You shall know a word by the (visual) company it keeps: Towards a multimodal distributional semantics

Date: 
Thursday, January 19, 2012 - 14:30 - 16:30
Location: 
Annexe
Presenter: 
Marco Baroni

 

Many computational models of lexical semantics rely on the distributional hypothesis, that is, the idea that the meaning of a word can be approximated by the set of linguistic contexts in which the word occurs. In practice, this contextual distribution is encoded in a vector recording the word co-occurrence frequencies with a set of collocates in a large text corpus. On closer inspection, the distributional hypothesis is actually making two separate claims: 1) that meaning is approximated by context, and 2) that we can limit ourselves to linguistic contexts. The latter restriction has probably been adopted by computational linguists more out of necessity than out of theoretical beliefs: It is easy to extract the linguistic contexts in which a word occurs from corpora, whereas, until recently, it was not clear how other kinds of contexual information could be harvested on a large scale.

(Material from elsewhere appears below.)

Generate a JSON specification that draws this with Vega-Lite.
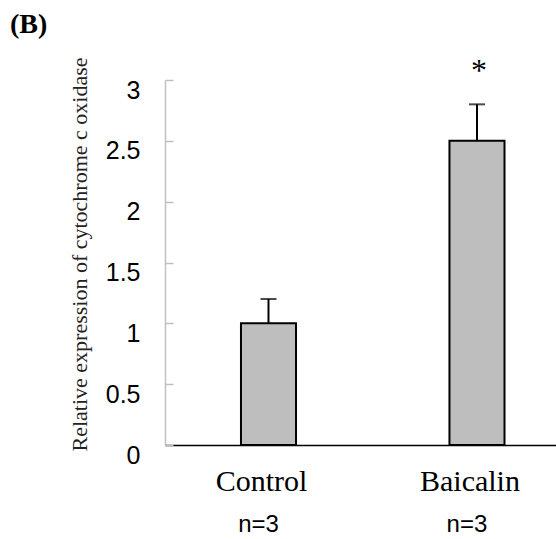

But this has changed: Thanks to the Web, we now have access to huge amounts of multimodal documents where words co-occur with images (tagged Flickr pictures, illustrated news stories, YouTube videos...). And thanks to progress in computer vision, we can represent images in terms of automatically extracted discrete features, that can in turn be treated as visual collocates of the words associated with the images, enriching the vector-based representation of words with visual information. In this talk, I will briefly introduce the relevant techniques from computer vision, and report the results of the ongoing experiments from our lab in which we combine text- and image-derived collocates to derive distributional vectors that paint a richer picture of word meaning.

 

 

Marco Baroni is a tenured researcher in the CLIC group of CIMeC, the Center for Mind/Brain Sciences of the University of Trento. He is also a member of the DISCoF Department. His  research areas are computational linguistics and cognitive science. In 2011, he was awarded an ERC Starting Grant for the 5-year COMPOSES project on compositionality in distributional semantics, which is now his main focus of  research.

 

 

The colloquium takes place in Annexe, Lange Winkelstraat, 2000 Antwerp (building 3 on the campus map).